Pero no se hablaba de la población local. A muchos pescadores, que dejaron su trabajo para meterse como peones en barcos piratas, les costó la vida y los que se quedaron con sus redes y anzuelos sufrían amenazas de los delincuentes o que los guardacostas les confundieran y arrestaran. Los programas antipiratería de la ONU y la Unión Europe -la operación Atalanta- a veces, «se cebaban con pescadores inocentes», sostiene Hersi Joar.

NAVFOR

Los piratas esgrimían que los barcos extranjeros se adentraban en aguas somalíes y «les robaban» su pescado, en vez de operar en las 360 millas de la costa donde están autorizados. La piratería es cosa del pasado, pero la pesca ilegal sigue ahí. «Una consecuencia de la guerra civil en la industria pesquera es que todo el mundo faena en mar somalí de forma ilegal», alega Hersi Joar.
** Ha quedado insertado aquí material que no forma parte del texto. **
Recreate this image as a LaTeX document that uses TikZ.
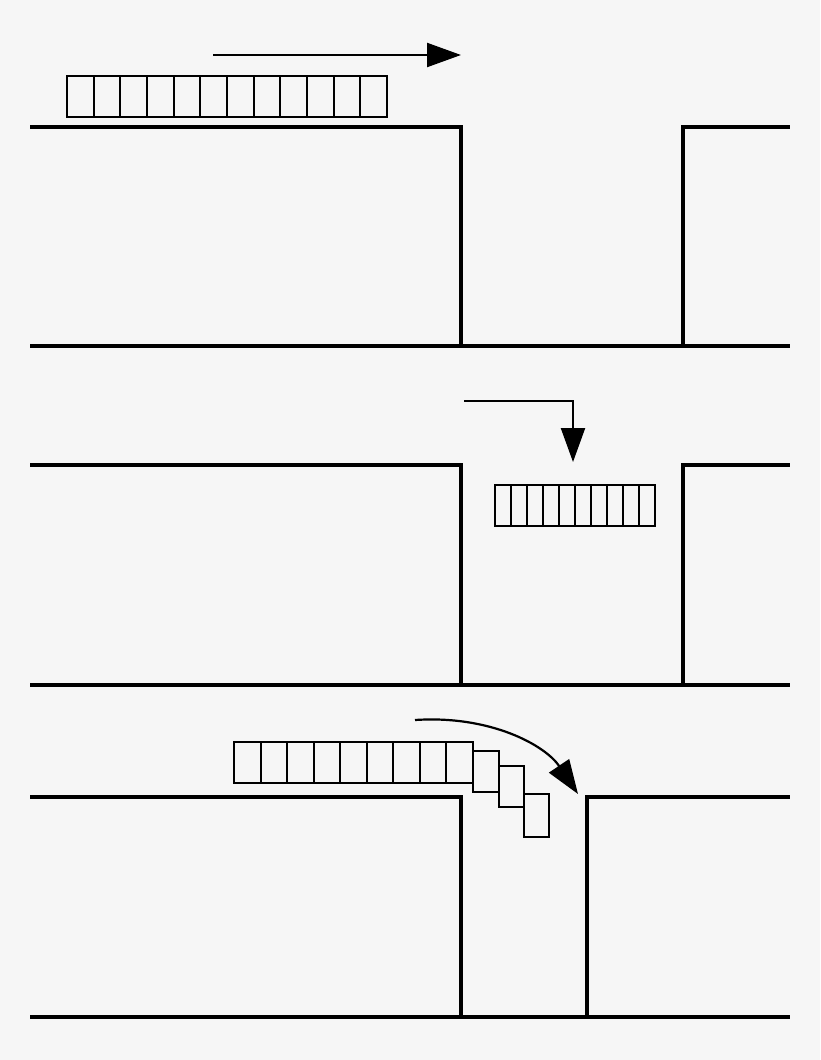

Se han perdido formas de control de la pesca ilegal y han ganado los sobornos para que las autoridades locales hagan la vista gorda.

Mohamed Mohamed Hasan, uno de los centenares de pescadores que se echan al mar todos los días en Bosaso, ha visto barcos yemeníes y de los Emiratos Árabes Unidos que cruzan la línea imaginaria de las 360 millas y se siguen llevando «su pescado».

«Hay pesca ilegal aquí en nuestras costas, pero luchamos dentro de nuestras capacidades contra ella», admite el ministro de Pesca de Puntlandia, Abdiqani Gelle Mohamed, quien asegura que, pese a que la han minimizado, aún persiste «en zonas donde el Gobierno no llega». Hersi Joar va más allá: hay piratas y piratas y quienes pescan ilegalmente en una de las aguas más productivas del mundo integran el segundo grupo. Pero mientras «la comunidad internacional abordó la lucha contra los piratas somalíes, todavía no han modificado ni siquiera las resoluciones de la ONU para luchar contra la pesca ilegal en Somalia y sigue siendo muy grave», lamenta.

Frente a las costas somalíes se pueden ver además imponentes atuneros internacionales, que se llevan, con Irán, Yemen y España a la cabeza, casi tres veces más pescado que las nacionales. Un negocio que Somalia comenzó a monetizar en el 2018, cuando expidió las primeras licencias de pesca en más de 20 años a 31 buques chinos, por un millón de dólares (898.202 euros).

Para Hasan o Roos, el pescado es la única manera de ganarse la vida. También para cientos de personas que se mueven en esta industria en expansión que trata de recuperarse de un conflicto que parece no ver su fin y de competir con los buques internacionales.

Además, para una población azotada por la crisis climática y largos periodos de sequía, el pescado es, según coinciden todos los expertos, la mejor solución para aliviar la inseguridad alimentaria que sufre buena parte del país.